* _The request_
Reproduce the material below line by line, beginning with its first line and ending with the line that contains "0.01, 0.1, 1, 10, 100, 1000];"; leave out pictures.

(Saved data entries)
================================
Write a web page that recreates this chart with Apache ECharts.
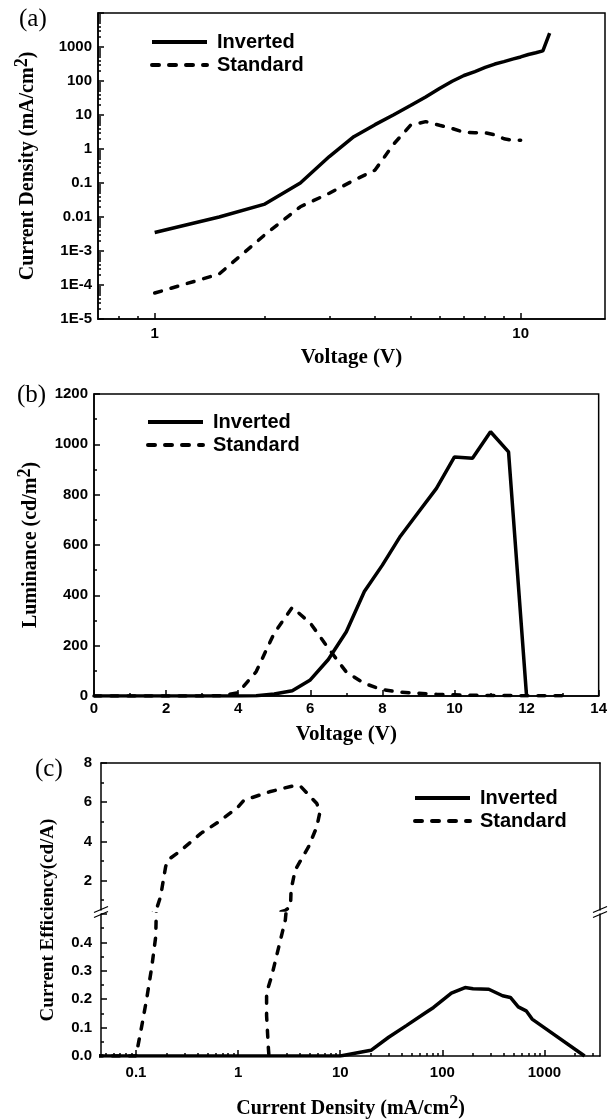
<!DOCTYPE html>
<html>
<head>
<meta charset="utf-8">
<script src="https://cdn.jsdelivr.net/npm/echarts@6/dist/echarts.min.js"></script>
<style>
  html, body { margin: 0; padding: 0; background: #fff; }
  #chart { width: 610px; height: 1120px; }
</style>
</head>
<body>
<div id="chart"></div>
<script>
// (a) current density vs voltage
const jvVoltInv = [1, 1.5, 2, 2.5, 3, 3.5, 4, 4.5, 5, 5.5, 6, 6.5, 7, 7.5, 8, 8.5, 9, 9.5, 10, 10.5, 11, 11.5, 12];
const jvCurInv = [0.0035, 0.01, 0.024, 0.1, 0.6, 2.3, 5.2, 10.2, 19, 34, 60, 98, 145, 190, 250, 315, 370, 440, 510, 600, 680, 770, 2570];
const jvVoltStd = [1, 1.5, 2, 2.5, 3, 3.5, 4, 4.5, 5, 5.5, 6, 6.5, 7, 7.5, 8, 8.5, 9, 9.5, 10];
const jvCurStd = [5.8e-5, 2.1e-4, 3.0e-3, 0.02, 0.05, 0.12, 0.24, 1.4, 5.0, 6.4, 5.0, 4.0, 3.1, 3.0, 3.0, 2.6, 2.0, 1.8, 1.8];
const jvXLabels = [1, 10];
const jvYLabels = [1e-5, 1e-4, 1e-3, 0.01, 0.1, 1, 10, 100, 1000];

// (b) luminance vs voltage
const lvVoltInv = [0, 1, 2, 3, 4, 4.5, 5, 5.5, 6, 6.5, 7, 7.5, 8, 8.5, 9, 9.5, 10, 10.5, 11, 11.5, 12];
const lvLumInv = [0, 0, 0, 0, 0, 1, 8, 21, 64, 145, 255, 415, 520, 635, 730, 825, 950, 945, 1050, 970, 0];
const lvVoltStd = [0, 1, 2, 3, 3.5, 4, 4.5, 5, 5.5, 6, 6.5, 7, 7.5, 8, 8.5, 9, 9.5, 10, 10.5, 11, 11.5, 12, 12.5, 13, 13.2];
const lvLumStd = [0, 0, 0, 0, 1, 13, 97, 250, 352, 290, 190, 95, 50, 25, 15, 11, 7, 5, 3, 2, 2, 1, 1, 1, 1];

// (c) current efficiency vs current density
const ceCurInv = [0.04, 10, 20, 29.8, 44.4, 69, 82, 122.6, 167, 200, 285, 389, 464, 554, 662, 757, 987, 2473];
const ceEffInv = [0, 0, 0.02, 0.066, 0.107, 0.153, 0.171, 0.221, 0.241, 0.237, 0.235, 0.212, 0.206, 0.173, 0.159, 0.13, 0.101, 0];
const ceCurStd = [0.04, 0.1, 0.114, 0.127, 0.143, 0.156, 0.174, 0.195, 0.205, 0.265, 0.432, 0.645, 1.0, 1.14, 2.03, 3.62, 4.14, 5.9, 6.33, 5.9, 4.9, 3.62, 3.3, 3.26, 2.9, 2.42, 2.13, 1.9, 1.9, 1.98, 2.0];
const ceEffStd = [0, 0, 0.107, 0.2, 0.316, 0.421, 1.19, 2.71, 3.05, 3.47, 4.41, 5.0, 5.76, 6.1, 6.53, 6.86, 6.78, 5.93, 5.5, 4.75, 3.73, 2.54, 1.53, 0.68, 0.479, 0.363, 0.281, 0.223, 0.142, 0.026, 0.005];
const ceXLabels = [0.1, 1, 10, 100, 1000];
const ceUpperLabels = [2, 4, 6, 8];
const ceUpperMinor = [1, 3, 5, 7];
const ceLowerLabels = [0, 0.1, 0.2, 0.3, 0.4];

const zip = (xs, ys) => xs.map((x, i) => [x, ys[i]]);

// minor ticks of a log axis: 2..9 in each decade
function logMinor(min, max) {
  const out = [];
  for (let e = -6; e <= 4; e++) {
    for (let m = 2; m <= 9; m++) {
      const v = m * Math.pow(10, e);
      if (v > min * 1.001 && v < max * 0.999) out.push(v);
    }
  }
  return out;
}

const tickFont = { fontFamily: 'Liberation Sans', fontWeight: 'bold', fontSize: 15, color: '#000' };
const nameFont = { fontFamily: 'Liberation Serif', fontWeight: 'bold', fontSize: 21, color: '#000' };
const supRich = {
  t: { fontFamily: 'Liberation Serif', fontWeight: 'bold', fontSize: 20, color: '#000' },
  s: { fontFamily: 'Liberation Serif', fontWeight: 'bold', fontSize: 18, color: '#000', padding: [0, 0, 12, 0] }
};
const black = { color: '#000', width: 1.5 };
const solid = { color: '#000', width: 3.5, type: 'solid' };
const dashed = { color: '#000', width: 3.5, type: [7, 10], cap: 'round' };

const gA = { left: 98, top: 13, width: 507, height: 306 };
const gB = { left: 94, top: 394, width: 507, height: 302 };
const gCu = { left: 101, top: 763, width: 499, height: 147 };
const gCl = { left: 101, top: 914, width: 499, height: 143 };

const aXMin = 0.7, aXMax = 17;
const cXMin = 0.0454, cXMax = 3500;

const plainNum = v => String(+(+v).toPrecision(6));

function legendAt(left, top) {
  return {
    data: ['Inverted', 'Standard'], orient: 'vertical', left: left, top: top, padding: 0,
    itemWidth: 55, itemHeight: 14, itemGap: 3, selectedMode: false,
    itemStyle: { opacity: 0 }, lineStyle: { width: 4 },
    textStyle: { fontFamily: 'Liberation Sans', fontWeight: 'bold', fontSize: 20, color: '#000', padding: [0, 0, 0, 5] }
  };
}

function lineSeries(name, data, style, xi, yi) {
  return {
    name: name, type: 'line', data: data, xAxisIndex: xi, yAxisIndex: yi,
    symbol: 'none', lineStyle: style, itemStyle: { color: '#000' }, silent: true, animation: false
  };
}

const expLabel = v => {
  const e = Math.round(Math.log10(v));
  return e >= -2 ? plainNum(Math.pow(10, e)) : '1E' + e;
};

const chart = echarts.init(document.getElementById('chart'), null, { renderer: 'canvas' });

// break marks on the left and right axes of (c)
const brkY = (gCu.top + gCu.height + gCl.top) / 2;
function breakMark(x) {
  return [-2.5, 2.5].map(d => ({
    type: 'line', silent: true,
    shape: { x1: x - 7, y1: brkY + d + 3, x2: x + 7, y2: brkY + d - 3 },
    style: { stroke: '#000', lineWidth: 1.3 }
  }));
}

const panelFont = { fontFamily: 'Liberation Serif', fontWeight: 'normal', fontSize: 25, color: '#000' };

chart.setOption({
  animation: false,
  backgroundColor: '#fff',
  title: [
    { text: '(a)', left: 14, top: 2, textStyle: panelFont },
    { text: '(b)', left: 12, top: 378, textStyle: panelFont },
    { text: '(c)', left: 30, top: 752, textStyle: panelFont }
  ],
  legend: [legendAt(150, 32), legendAt(146, 412), legendAt(413, 788)],
  grid: [
    Object.assign({ show: true, borderColor: '#000', borderWidth: 1.5 }, gA),
    Object.assign({ show: true, borderColor: '#000', borderWidth: 1.5 }, gB),
    gCu, gCl
  ],
  xAxis: [
    { // 0: (a) main
      type: 'log', gridIndex: 0, min: aXMin, max: aXMax, position: 'bottom',
      name: 'Voltage (V)', nameLocation: 'middle', nameGap: 28, nameTextStyle: nameFont,
      axisLine: { lineStyle: black }, splitLine: { show: false },
      axisTick: { inside: true, length: 6, customValues: jvXLabels, lineStyle: black },
      axisLabel: { customValues: jvXLabels, margin: 7, formatter: plainNum, ...tickFont }
    },
    { // 1: (a) minor
      type: 'log', gridIndex: 0, min: aXMin, max: aXMax, position: 'bottom',
      axisLine: { show: false }, splitLine: { show: false }, axisLabel: { show: false },
      axisTick: { inside: true, length: 3, customValues: logMinor(aXMin, aXMax), lineStyle: black }
    },
    { // 2: (b)
      type: 'value', gridIndex: 1, min: 0, max: 14, interval: 2,
      name: 'Voltage (V)', nameLocation: 'middle', nameGap: 28, nameTextStyle: nameFont,
      axisLine: { onZero: false, lineStyle: black }, splitLine: { show: false },
      axisTick: { inside: true, length: 6, lineStyle: black },
      minorTick: { show: true, splitNumber: 2, length: 3, lineStyle: black },
      axisLabel: { margin: 5, formatter: plainNum, ...tickFont }
    },
    { // 3: (c) upper, top frame line
      type: 'log', gridIndex: 2, min: cXMin, max: cXMax, position: 'top',
      axisLine: { onZero: false, lineStyle: black }, axisTick: { show: false },
      axisLabel: { show: false }, splitLine: { show: false }
    },
    { // 4: (c) lower main
      type: 'log', gridIndex: 3, min: cXMin, max: cXMax, position: 'bottom',
      name: '{t|Current Density (mA/cm}{s|2}{t|)}', nameLocation: 'middle', nameGap: 38,
      nameTextStyle: { rich: supRich },
      axisLine: { onZero: false, lineStyle: black }, splitLine: { show: false },
      axisTick: { inside: true, length: 6, customValues: ceXLabels, lineStyle: black },
      axisLabel: { customValues: ceXLabels, margin: 9, formatter: plainNum, ...tickFont }
    },
    { // 5: (c) lower minor
      type: 'log', gridIndex: 3, min: cXMin, max: cXMax, position: 'bottom',
      axisLine: { show: false }, splitLine: { show: false }, axisLabel: { show: false },
      axisTick: { inside: true, length: 3, customValues: logMinor(cXMin, cXMax), lineStyle: black }
    }
  ],
  yAxis: [
    { // 0: (a) main
      type: 'log', gridIndex: 0, min: 1e-5, max: 1e4, position: 'left',
      name: '{t|Current Density (mA/cm}{s|2}{t|)}', nameLocation: 'middle', nameGap: 55,
      nameTextStyle: { rich: supRich },
      axisLine: { onZero: false, lineStyle: black }, splitLine: { show: false },
      axisTick: { inside: true, length: 6, customValues: jvYLabels.concat([1e4]), lineStyle: black },
      axisLabel: { customValues: jvYLabels, margin: 6, formatter: expLabel, ...tickFont }
    },
    { // 1: (a) minor
      type: 'log', gridIndex: 0, min: 1e-5, max: 1e4, position: 'left',
      axisLine: { show: false }, splitLine: { show: false }, axisLabel: { show: false },
      axisTick: { inside: true, length: 3, customValues: logMinor(1e-5, 1e4), lineStyle: black }
    },
    { // 2: (b)
      type: 'value', gridIndex: 1, min: 0, max: 1200, interval: 200, position: 'left',
      name: '{t|Luminance (cd/m}{s|2}{t|)}', nameLocation: 'middle', nameGap: 48,
      nameTextStyle: { rich: supRich },
      axisLine: { onZero: false, lineStyle: black }, splitLine: { show: false },
      axisTick: { inside: true, length: 6, lineStyle: black },
      minorTick: { show: true, splitNumber: 2, length: 3, lineStyle: black },
      axisLabel: { margin: 6, formatter: plainNum, ...tickFont }
    },
    { // 3: (c) upper main
      type: 'value', gridIndex: 2, min: 0.5, max: 8, position: 'left',
      axisLine: { onZero: false, lineStyle: black }, splitLine: { show: false },
      axisTick: { inside: true, length: 6, customValues: ceUpperLabels, lineStyle: black },
      axisLabel: { customValues: ceUpperLabels, margin: 9, formatter: plainNum, ...tickFont }
    },
    { // 4: (c) upper minor
      type: 'value', gridIndex: 2, min: 0.5, max: 8, position: 'left',
      axisLine: { show: false }, splitLine: { show: false }, axisLabel: { show: false },
      axisTick: { inside: true, length: 3, customValues: ceUpperMinor, lineStyle: black }
    },
    { // 5: (c) upper right frame
      type: 'value', gridIndex: 2, min: 0.5, max: 8, position: 'right',
      axisLine: { onZero: false, lineStyle: black }, axisTick: { show: false },
      axisLabel: { show: false }, splitLine: { show: false }
    },
    { // 6: (c) lower main
      type: 'value', gridIndex: 3, min: 0, max: 0.5, interval: 0.1, position: 'left',
      axisLine: { onZero: false, lineStyle: black }, splitLine: { show: false },
      axisTick: { inside: true, length: 6, lineStyle: black },
      minorTick: { show: true, splitNumber: 2, length: 3, lineStyle: black },
      axisLabel: { customValues: ceLowerLabels, margin: 9, formatter: v => (+v).toFixed(1), ...tickFont }
    },
    { // 7: (c) lower right frame
      type: 'value', gridIndex: 3, min: 0, max: 0.5, position: 'right',
      axisLine: { onZero: false, lineStyle: black }, axisTick: { show: false },
      axisLabel: { show: false }, splitLine: { show: false }
    }
  ],
  series: [
    lineSeries('Inverted', zip(jvVoltInv, jvCurInv), solid, 0, 0),
    lineSeries('Standard', zip(jvVoltStd, jvCurStd), dashed, 0, 0),
    lineSeries('Inverted', zip(lvVoltInv, lvLumInv), solid, 2, 2),
    lineSeries('Standard', zip(lvVoltStd, lvLumStd), dashed, 2, 2),
    lineSeries('Standard', zip(ceCurStd, ceEffStd), dashed, 3, 3),
    lineSeries('Inverted', zip(ceCurInv, ceEffInv), solid, 3, 3),
    lineSeries('Standard', zip(ceCurStd, ceEffStd), dashed, 4, 6),
    lineSeries('Inverted', zip(ceCurInv, ceEffInv), solid, 4, 6)
  ],
  graphic: [
    {
      type: 'text', x: 48, y: 920, rotation: Math.PI / 2, silent: true,
      style: { text: 'Current Efficiency(cd/A)', align: 'center', verticalAlign: 'middle',
        font: 'bold 19px "Liberation Serif"', fill: '#000' }
    },
    { type: 'rect', silent: true, shape: { x: gCu.left - 9, y: gCu.top + gCu.height + 1, width: 18, height: gCl.top - gCu.top - gCu.height - 2 }, style: { fill: '#fff' } },
    { type: 'rect', silent: true, shape: { x: gCu.left + gCu.width - 9, y: gCu.top + gCu.height + 1, width: 18, height: gCl.top - gCu.top - gCu.height - 2 }, style: { fill: '#fff' } }
  ].concat(breakMark(gCu.left), breakMark(gCu.left + gCu.width))
});
</script>
</body>
</html>
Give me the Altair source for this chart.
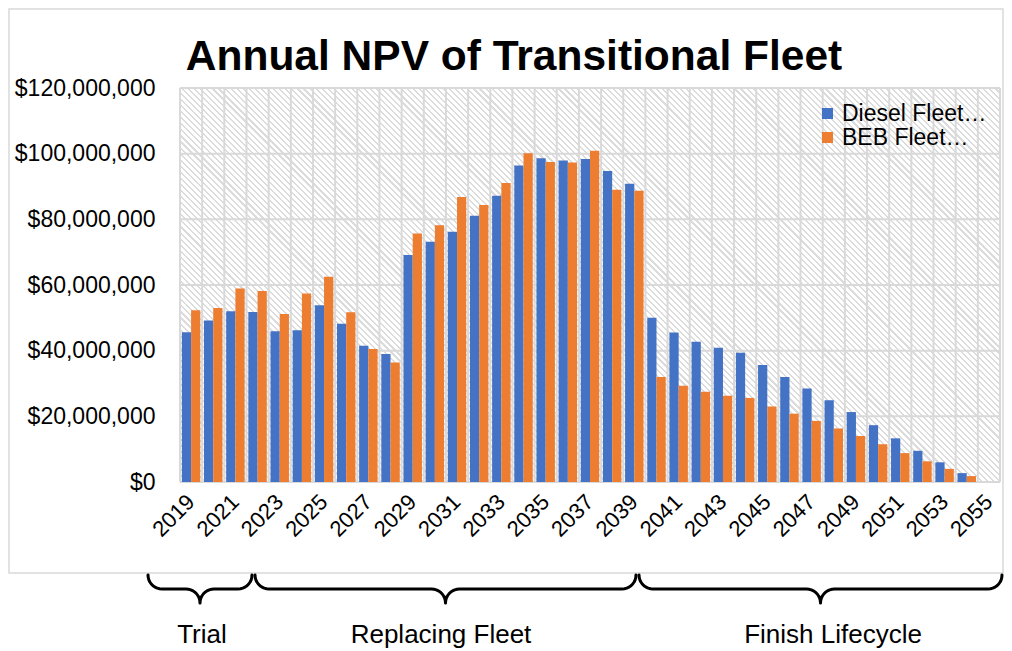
================================
* _Worked solution_
Write a web page that recreates this chart with Apache ECharts.
<!DOCTYPE html>
<html>
<head>
<meta charset="utf-8">
<script src="https://cdn.jsdelivr.net/npm/echarts@6/dist/echarts.min.js"></script>
<style>
  html, body { margin: 0; padding: 0; background: #fff; }
  #chart { width: 610px; height: 1120px; }
</style>
</head>
<body>
<div id="chart"></div>
<script>
// (a) current density vs voltage
const jvVoltInv = [1, 1.5, 2, 2.5, 3, 3.5, 4, 4.5, 5, 5.5, 6, 6.5, 7, 7.5, 8, 8.5, 9, 9.5, 10, 10.5, 11, 11.5, 12];
const jvCurInv = [0.0035, 0.01, 0.024, 0.1, 0.6, 2.3, 5.2, 10.2, 19, 34, 60, 98, 145, 190, 250, 315, 370, 440, 510, 600, 680, 770, 2570];
const jvVoltStd = [1, 1.5, 2, 2.5, 3, 3.5, 4, 4.5, 5, 5.5, 6, 6.5, 7, 7.5, 8, 8.5, 9, 9.5, 10];
const jvCurStd = [5.8e-5, 2.1e-4, 3.0e-3, 0.02, 0.05, 0.12, 0.24, 1.4, 5.0, 6.4, 5.0, 4.0, 3.1, 3.0, 3.0, 2.6, 2.0, 1.8, 1.8];
const jvXLabels = [1, 10];
const jvYLabels = [1e-5, 1e-4, 1e-3, 0.01, 0.1, 1, 10, 100, 1000];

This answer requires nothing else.